### Given problem:
Every line of the listing must be reproduced as it stands. Leave the images behind.
>> Start Dataset excerpts
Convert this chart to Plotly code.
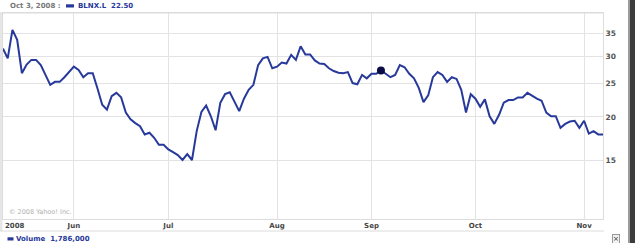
import pandas as pd
import plotly.graph_objects as go

# ---- data ----
holidays = ["2008-05-26", "2008-08-25"]
no_data_days = ["2008-06-13"]
dates = [d.strftime("%Y-%m-%d") for d in pd.bdate_range(
    "2008-05-09", "2008-11-07", freq="C", holidays=holidays + no_data_days)]

prices = [
    31.6, 29.6, 35.8, 33.5, 26.8, 28.4, 29.3, 29.3, 28.3, 26.4,
    24.8, 25.3, 25.3, 26.1, 27.0, 28.0, 27.4, 26.1, 26.8, 26.8,
    24.2, 21.7, 21.0, 23.0, 23.5, 22.8, 20.6, 19.7, 19.2, 18.8,
    17.8, 18.0, 17.4, 16.6, 16.6, 16.1, 15.8, 15.5, 15.0, 15.6,
    15.0, 18.2, 20.7, 21.6, 20.1, 18.3, 22.0, 23.3, 23.6, 22.1,
    20.8, 22.6, 24.0, 24.8, 28.3, 29.6, 29.9, 27.7, 28.0, 28.8,
    28.6, 30.3, 29.3, 32.1, 30.4, 30.4, 29.2, 28.6, 28.5, 27.7,
    27.2, 26.9, 26.8, 27.0, 25.1, 24.9, 26.5, 25.9, 26.7, 26.7,
    27.3, 26.7, 26.1, 26.5, 28.3, 27.9, 26.7, 25.9, 24.3, 22.1,
    23.1, 26.1, 27.0, 26.5, 25.3, 26.1, 25.8, 24.0, 20.6, 23.3,
    22.6, 21.4, 22.5, 20.1, 19.1, 20.3, 22.0, 22.4, 22.4, 22.8,
    22.8, 23.5, 23.0, 22.6, 22.3, 20.6, 20.1, 20.1, 18.6, 19.1,
    19.4, 19.5, 18.6, 19.5, 17.9, 18.2, 17.8, 17.8,
]
highlight_date = "2008-09-03"
highlight_value = 27.3

month_ticks = ["2008-06-02", "2008-07-01", "2008-08-01", "2008-09-01", "2008-10-01", "2008-11-03"]
month_labels = ["Jun", "Jul", "Aug", "Sep", "Oct", "Nov"]
y_ticks = [15, 20, 25, 30, 35]

header_date = "Oct 3, 2008 :"
ticker = "BLNX.L"
ticker_value = "22.50"
volume_text = "Volume  1,786,000"

# ---- style ----
LINE = "#27399a"
GRID = "#e3e3e3"
FONT = "DejaVu Sans"
W, H = 635, 243
ML, MR, MT, MB = 3, 32, 13, 24
PW, PH = W - ML - MR, H - MT - MB


def px_x(p):
    return (p - ML) / PW


def px_y(p):
    return 1 - (p - MT) / PH


fig = go.Figure()
fig.add_trace(go.Scatter(x=dates, y=prices, mode="lines",
                         line=dict(color=LINE, width=2), hoverinfo="skip"))
fig.add_trace(go.Scatter(x=[highlight_date], y=[highlight_value], mode="markers",
                         marker=dict(color="#0b0b45", size=8), hoverinfo="skip"))

fig.update_layout(
    width=W, height=H, margin=dict(l=ML, r=MR, t=MT, b=MB),
    paper_bgcolor="white", plot_bgcolor="white", showlegend=False,
    font=dict(family=FONT, size=7, color="#444"),
    xaxis=dict(type="category", range=[0, len(dates) - 1],
               tickmode="array", tickvals=month_ticks, ticktext=month_labels,
               showgrid=True, gridcolor=GRID, gridwidth=1,
               showline=True, linecolor="#dcdcdc", mirror=True,
               ticks="", tickfont=dict(family=FONT, size=7, color="#444", weight="bold"),
               zeroline=False, fixedrange=True),
    yaxis=dict(type="log", range=[1.0047, 1.6031], side="right",
               tickmode="array", tickvals=y_ticks, ticktext=[str(v) for v in y_ticks],
               showgrid=True, gridcolor=GRID, gridwidth=1,
               showline=True, linecolor="#dcdcdc", mirror=True,
               ticks="", tickfont=dict(family=FONT, size=7.5, color="#555", weight="bold"),
               zeroline=False, fixedrange=True),
)

shapes = []
# left grey band
shapes.append(dict(type="rect", xref="paper", yref="paper",
                   x0=px_x(0), x1=px_x(2.5), y0=px_y(231), y1=px_y(13),
                   fillcolor="#e6e6e6", line=dict(width=0), layer="below"))
# x-axis label strip bottom line
shapes.append(dict(type="line", xref="paper", yref="paper",
                   x0=px_x(0), x1=px_x(604), y0=px_y(231), y1=px_y(231),
                   line=dict(color="#dcdcdc", width=1)))
# top header line extends to left edge
shapes.append(dict(type="line", xref="paper", yref="paper",
                   x0=px_x(0), x1=px_x(604), y0=px_y(13), y1=px_y(13),
                   line=dict(color="#dcdcdc", width=1)))
# right dark bar
shapes.append(dict(type="rect", xref="paper", yref="paper",
                   x0=px_x(629.5), x1=px_x(636), y0=px_y(244), y1=px_y(-1),
                   fillcolor="#3c3c3c", line=dict(width=0)))
shapes.append(dict(type="line", xref="paper", yref="paper",
                   x0=px_x(628.5), x1=px_x(628.5), y0=px_y(244), y1=px_y(-1),
                   line=dict(color="#9a9a9a", width=1)))
# legend swatches
shapes.append(dict(type="rect", xref="paper", yref="paper",
                   x0=px_x(66), x1=px_x(74), y0=px_y(7.5), y1=px_y(4.3),
                   fillcolor=LINE, line=dict(width=0)))
shapes.append(dict(type="rect", xref="paper", yref="paper",
                   x0=px_x(7.5), x1=px_x(13.5), y0=px_y(240.5), y1=px_y(237.3),
                   fillcolor=LINE, line=dict(width=0)))
fig.update_layout(shapes=shapes)

ann = []
ann.append(dict(xref="paper", yref="paper", x=px_x(8), y=px_y(6), xanchor="left", yanchor="middle",
                text="<b>" + header_date + "</b>", showarrow=False,
                font=dict(family=FONT, size=7, color="#777")))
ann.append(dict(xref="paper", yref="paper", x=px_x(75.5), y=px_y(6), xanchor="left", yanchor="middle",
                text="<b>" + ticker + "  " + ticker_value + "</b>", showarrow=False,
                font=dict(family=FONT, size=7, color=LINE)))
ann.append(dict(xref="paper", yref="paper", x=px_x(3), y=px_y(225.5), xanchor="left", yanchor="middle",
                text="<b>2008</b>", showarrow=False,
                font=dict(family=FONT, size=7, color="#444")))
ann.append(dict(xref="paper", yref="paper", x=px_x(7), y=px_y(212), xanchor="left", yanchor="middle",
                text="© 2008 Yahoo! Inc.", showarrow=False,
                font=dict(family=FONT, size=6.5, color="#b0b0b0")))
ann.append(dict(xref="paper", yref="paper", x=px_x(14), y=px_y(239), xanchor="left", yanchor="middle",
                text="<b>" + volume_text + "</b>", showarrow=False,
                font=dict(family=FONT, size=7, color=LINE)))
ann.append(dict(xref="paper", yref="paper", x=px_x(616), y=px_y(239), xanchor="center", yanchor="middle",
                text="×", showarrow=False, bordercolor="#999", borderwidth=1, borderpad=0,
                bgcolor="#f0f0f0", font=dict(family=FONT, size=7, color="#333")))
fig.update_layout(annotations=ann)

fig.write_html("out.html")
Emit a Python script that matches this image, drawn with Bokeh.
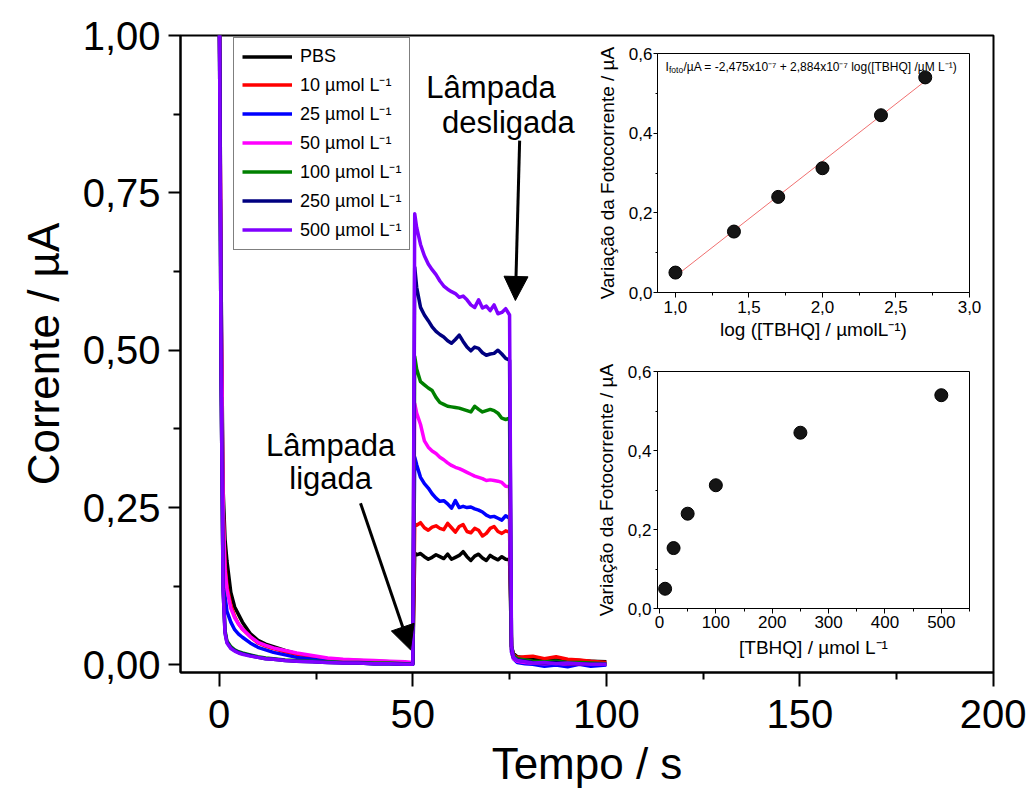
>> End Dataset excerpts
### Answer below:
Convert this chart to Plotly code.
import pandas as pd
import plotly.graph_objects as go

# ---- data ----
holidays = ["2008-05-26", "2008-08-25"]
no_data_days = ["2008-06-13"]
dates = [d.strftime("%Y-%m-%d") for d in pd.bdate_range(
    "2008-05-09", "2008-11-07", freq="C", holidays=holidays + no_data_days)]

prices = [
    31.6, 29.6, 35.8, 33.5, 26.8, 28.4, 29.3, 29.3, 28.3, 26.4,
    24.8, 25.3, 25.3, 26.1, 27.0, 28.0, 27.4, 26.1, 26.8, 26.8,
    24.2, 21.7, 21.0, 23.0, 23.5, 22.8, 20.6, 19.7, 19.2, 18.8,
    17.8, 18.0, 17.4, 16.6, 16.6, 16.1, 15.8, 15.5, 15.0, 15.6,
    15.0, 18.2, 20.7, 21.6, 20.1, 18.3, 22.0, 23.3, 23.6, 22.1,
    20.8, 22.6, 24.0, 24.8, 28.3, 29.6, 29.9, 27.7, 28.0, 28.8,
    28.6, 30.3, 29.3, 32.1, 30.4, 30.4, 29.2, 28.6, 28.5, 27.7,
    27.2, 26.9, 26.8, 27.0, 25.1, 24.9, 26.5, 25.9, 26.7, 26.7,
    27.3, 26.7, 26.1, 26.5, 28.3, 27.9, 26.7, 25.9, 24.3, 22.1,
    23.1, 26.1, 27.0, 26.5, 25.3, 26.1, 25.8, 24.0, 20.6, 23.3,
    22.6, 21.4, 22.5, 20.1, 19.1, 20.3, 22.0, 22.4, 22.4, 22.8,
    22.8, 23.5, 23.0, 22.6, 22.3, 20.6, 20.1, 20.1, 18.6, 19.1,
    19.4, 19.5, 18.6, 19.5, 17.9, 18.2, 17.8, 17.8,
]
highlight_date = "2008-09-03"
highlight_value = 27.3

month_ticks = ["2008-06-02", "2008-07-01", "2008-08-01", "2008-09-01", "2008-10-01", "2008-11-03"]
month_labels = ["Jun", "Jul", "Aug", "Sep", "Oct", "Nov"]
y_ticks = [15, 20, 25, 30, 35]

header_date = "Oct 3, 2008 :"
ticker = "BLNX.L"
ticker_value = "22.50"
volume_text = "Volume  1,786,000"

# ---- style ----
LINE = "#27399a"
GRID = "#e3e3e3"
FONT = "DejaVu Sans"
W, H = 635, 243
ML, MR, MT, MB = 3, 32, 13, 24
PW, PH = W - ML - MR, H - MT - MB


def px_x(p):
    return (p - ML) / PW


def px_y(p):
    return 1 - (p - MT) / PH


fig = go.Figure()
fig.add_trace(go.Scatter(x=dates, y=prices, mode="lines",
                         line=dict(color=LINE, width=2), hoverinfo="skip"))
fig.add_trace(go.Scatter(x=[highlight_date], y=[highlight_value], mode="markers",
                         marker=dict(color="#0b0b45", size=8), hoverinfo="skip"))

fig.update_layout(
    width=W, height=H, margin=dict(l=ML, r=MR, t=MT, b=MB),
    paper_bgcolor="white", plot_bgcolor="white", showlegend=False,
    font=dict(family=FONT, size=7, color="#444"),
    xaxis=dict(type="category", range=[0, len(dates) - 1],
               tickmode="array", tickvals=month_ticks, ticktext=month_labels,
               showgrid=True, gridcolor=GRID, gridwidth=1,
               showline=True, linecolor="#dcdcdc", mirror=True,
               ticks="", tickfont=dict(family=FONT, size=7, color="#444", weight="bold"),
               zeroline=False, fixedrange=True),
    yaxis=dict(type="log", range=[1.0047, 1.6031], side="right",
               tickmode="array", tickvals=y_ticks, ticktext=[str(v) for v in y_ticks],
               showgrid=True, gridcolor=GRID, gridwidth=1,
               showline=True, linecolor="#dcdcdc", mirror=True,
               ticks="", tickfont=dict(family=FONT, size=7.5, color="#555", weight="bold"),
               zeroline=False, fixedrange=True),
)

shapes = []
# left grey band
shapes.append(dict(type="rect", xref="paper", yref="paper",
                   x0=px_x(0), x1=px_x(2.5), y0=px_y(231), y1=px_y(13),
                   fillcolor="#e6e6e6", line=dict(width=0), layer="below"))
# x-axis label strip bottom line
shapes.append(dict(type="line", xref="paper", yref="paper",
                   x0=px_x(0), x1=px_x(604), y0=px_y(231), y1=px_y(231),
                   line=dict(color="#dcdcdc", width=1)))
# top header line extends to left edge
shapes.append(dict(type="line", xref="paper", yref="paper",
                   x0=px_x(0), x1=px_x(604), y0=px_y(13), y1=px_y(13),
                   line=dict(color="#dcdcdc", width=1)))
# right dark bar
shapes.append(dict(type="rect", xref="paper", yref="paper",
                   x0=px_x(629.5), x1=px_x(636), y0=px_y(244), y1=px_y(-1),
                   fillcolor="#3c3c3c", line=dict(width=0)))
shapes.append(dict(type="line", xref="paper", yref="paper",
                   x0=px_x(628.5), x1=px_x(628.5), y0=px_y(244), y1=px_y(-1),
                   line=dict(color="#9a9a9a", width=1)))
# legend swatches
shapes.append(dict(type="rect", xref="paper", yref="paper",
                   x0=px_x(66), x1=px_x(74), y0=px_y(7.5), y1=px_y(4.3),
                   fillcolor=LINE, line=dict(width=0)))
shapes.append(dict(type="rect", xref="paper", yref="paper",
                   x0=px_x(7.5), x1=px_x(13.5), y0=px_y(240.5), y1=px_y(237.3),
                   fillcolor=LINE, line=dict(width=0)))
fig.update_layout(shapes=shapes)

ann = []
ann.append(dict(xref="paper", yref="paper", x=px_x(8), y=px_y(6), xanchor="left", yanchor="middle",
                text="<b>" + header_date + "</b>", showarrow=False,
                font=dict(family=FONT, size=7, color="#777")))
ann.append(dict(xref="paper", yref="paper", x=px_x(75.5), y=px_y(6), xanchor="left", yanchor="middle",
                text="<b>" + ticker + "  " + ticker_value + "</b>", showarrow=False,
                font=dict(family=FONT, size=7, color=LINE)))
ann.append(dict(xref="paper", yref="paper", x=px_x(3), y=px_y(225.5), xanchor="left", yanchor="middle",
                text="<b>2008</b>", showarrow=False,
                font=dict(family=FONT, size=7, color="#444")))
ann.append(dict(xref="paper", yref="paper", x=px_x(7), y=px_y(212), xanchor="left", yanchor="middle",
                text="© 2008 Yahoo! Inc.", showarrow=False,
                font=dict(family=FONT, size=6.5, color="#b0b0b0")))
ann.append(dict(xref="paper", yref="paper", x=px_x(14), y=px_y(239), xanchor="left", yanchor="middle",
                text="<b>" + volume_text + "</b>", showarrow=False,
                font=dict(family=FONT, size=7, color=LINE)))
ann.append(dict(xref="paper", yref="paper", x=px_x(616), y=px_y(239), xanchor="center", yanchor="middle",
                text="×", showarrow=False, bordercolor="#999", borderwidth=1, borderpad=0,
                bgcolor="#f0f0f0", font=dict(family=FONT, size=7, color="#333")))
fig.update_layout(annotations=ann)

fig.write_html("out.html")
Emit a Python script that matches this image, drawn with Bokeh.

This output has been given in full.